Обобщая характеристики модусов, приводимые разными исследователями, можно выделить для каждого из них следующие характерные признаки (ср. [112]):

1. Модус обладания. Наиболее значимым проявлением является отношение ко всему, что не является самим деятелем, как к средству удовлетворения своих потребностей: самовыражению, самоутверждению. Самоутверждение определяется количеством имеющихся у деятеля вещей, друзей, информации и т. д. При этом характерно нежелание изменения самого себя и своей деятельности. В профессиональной деятельности деятель также стремится ограничиться вещными или вещеподобными результатами и оградить себя от необходимости личного участия в профессиональных ситуациях (личного «включения» в ситуацию, проблему и т. п., возникающие в ходе осуществления профессиональных обязанностей). Основной конфликт, который имеет место в случае осуществления профессиональной деятельности в модусе обладания, определяется как «Я и Другие».

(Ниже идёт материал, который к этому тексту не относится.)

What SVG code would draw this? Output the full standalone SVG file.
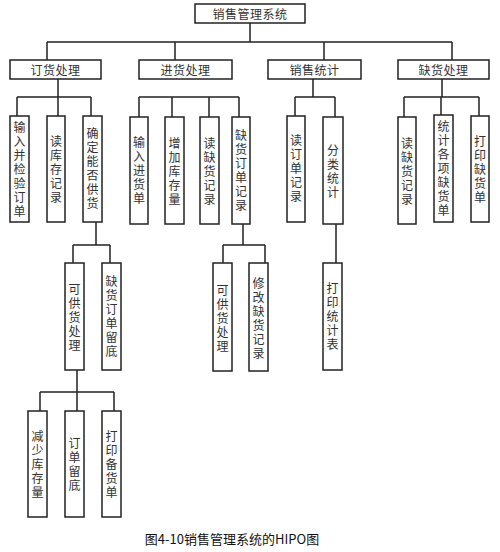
<svg xmlns="http://www.w3.org/2000/svg" width="500" height="552" viewBox="0 0 500 552">
<style>
.box{fill:#fff;stroke:#222;stroke-width:1.5}
.ln{fill:none;stroke:#222;stroke-width:1.5}
text{font-family:"Noto Sans CJK SC","Noto Sans",sans-serif;font-size:12px;fill:#333;text-anchor:middle;dominant-baseline:central}
.v{writing-mode:vertical-rl;text-orientation:upright;letter-spacing:2px}
.cap{font-size:13px;fill:#111}
</style>
<rect width="500" height="552" fill="#fff"/>
<g id="connectors">
<path class="ln" d="M250 23V42M47 42H452M47 42V60M175 42V60M324 42V60M452 42V60"/>
<path class="ln" d="M58 79V97M17 97H91M17 97V116M58 97V116M91 97V116"/>
<path class="ln" d="M139 97H239M139 97V117M172 97V117M209 97V117M239 97V117"/>
<path class="ln" d="M313 79V97M295 97H335M295 97V116M335 97V117M336 224V263"/>
<path class="ln" d="M442 79V97M404 97H479M404 97V117M441 97V115M479 97V116"/>
<path class="ln" d="M96 222V245M73 245H110M73 245V263M110 245V263"/>
<path class="ln" d="M77 370V392M40 392H114M40 392V411M77 392V411M114 392V411"/>
<path class="ln" d="M243 224V245M223 245H265M223 245V263M265 245V263"/>
</g>
<g id="root"><rect class="box" x="195" y="4" width="110" height="19"/><text x="250" y="13.5" letter-spacing="0.5">销售管理系统</text></g>
<g id="n-dinghuo"><rect class="box" x="10" y="60" width="91" height="19"/><text x="55.5" y="69.5" letter-spacing="0.5">订货处理</text></g>
<g id="n-jinhuo"><rect class="box" x="139" y="60" width="93" height="19"/><text x="185.5" y="69.5" letter-spacing="0.5">进货处理</text></g>
<g id="n-tongji"><rect class="box" x="268" y="60" width="93" height="19"/><text x="314.5" y="69.5" letter-spacing="0.5">销售统计</text></g>
<g id="n-quehuo"><rect class="box" x="398" y="60" width="91" height="19"/><text x="443.5" y="69.5" letter-spacing="0.5">缺货处理</text></g>

<g id="n-shuru"><rect class="box" x="10" y="116" width="19" height="106"/><text class="v" x="19.5" y="170">输入并检验订单</text></g>
<g id="n-dukucun"><rect class="box" x="47" y="116" width="18" height="106"/><text class="v" x="56" y="170">读库存记录</text></g>
<g id="n-queding"><rect class="box" x="83" y="116" width="19" height="106"/><text class="v" x="92.5" y="169">确定能否供货</text></g>

<g id="n-shurujinhuo"><rect class="box" x="130" y="117" width="18" height="107"/><text class="v" x="139" y="171">输入进货单</text></g>
<g id="n-zengjia"><rect class="box" x="165" y="117" width="19" height="107"/><text class="v" x="174.5" y="172">增加库存量</text></g>
<g id="n-duquehuo1"><rect class="box" x="200" y="117" width="19" height="107"/><text class="v" x="209.5" y="172">读缺货记录</text></g>
<g id="n-quehuodingdan"><rect class="box" x="232" y="117" width="18" height="107"/><text class="v" x="241" y="171">缺货订单记录</text></g>

<g id="n-dudingdan"><rect class="box" x="287" y="116" width="18" height="106"/><text class="v" x="296" y="169">读订单记录</text></g>
<g id="n-fenlei"><rect class="box" x="323" y="117" width="20" height="107"/><text class="v" x="333" y="172">分类统计</text></g>
<g id="n-dayintongji"><rect class="box" x="323" y="263" width="19" height="107"/><text class="v" x="332.5" y="317">打印统计表</text></g>

<g id="n-duquehuo2"><rect class="box" x="398" y="117" width="18" height="107"/><text class="v" x="407" y="172">读缺货记录</text></g>
<g id="n-tongjigexiang"><rect class="box" x="434" y="115" width="19" height="107"/><text class="v" x="443.5" y="169">统计各项缺货单</text></g>
<g id="n-dayinquehuo"><rect class="box" x="471" y="116" width="18" height="106"/><text class="v" x="480" y="170">打印缺货单</text></g>

<g id="n-kegonghuo1"><rect class="box" x="65" y="263" width="19" height="107"/><text class="v" x="74.5" y="318">可供货处理</text></g>
<g id="n-quehuoliudi"><rect class="box" x="102" y="263" width="19" height="107"/><text class="v" x="111.5" y="317">缺货订单留底</text></g>

<g id="n-jianshao"><rect class="box" x="28" y="411" width="19" height="106"/><text class="v" x="37.5" y="465">减少库存量</text></g>
<g id="n-dingdanliudi"><rect class="box" x="65" y="411" width="19" height="106"/><text class="v" x="74.5" y="465">订单留底</text></g>
<g id="n-dayinbeihuo"><rect class="box" x="102" y="411" width="19" height="106"/><text class="v" x="111.5" y="465">打印备货单</text></g>

<g id="n-kegonghuo2"><rect class="box" x="213" y="263" width="19" height="108"/><text class="v" x="222.5" y="319">可供货处理</text></g>
<g id="n-xiugai"><rect class="box" x="249" y="263" width="19" height="108"/><text class="v" x="258.5" y="319">修改缺货记录</text></g>

<text class="cap" x="232" y="538">图4-10销售管理系统的HIPO图</text>
</svg>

2. Модус социальных достижений (или просто достижения). Является вариантом первого модуса с тем отличием, что самоутверждение выражается в выявлении и проявлении собственной значимости и своей уникальности. Чаще всего проявляется в стремлении к социальному статусу и должности или в стремлении к профессиональным достижениям. Оба они сходятся в стремлении к превосходству над другими. Власть при этом становится не самоцелью, но средством для обладания ее атрибутами. В профессиональной деятельности этот модус требует ведения деятельности в группе, что создает условия для проявления своей значимости и уникальности и признания их со стороны окружающих. При этом требуется наличие определенных отношений в группе, которые деятель постоянно стремится воспроизводить, превращая тем самым свою деятельность в беспроблемную, в том числе создавая у себя позитивный взгляд на себя, как на профессионала. Выходя из одной группы, деятель стремится войти в другую. Основной конфликт, который имеет место в данном модусе, — «Мы и Они».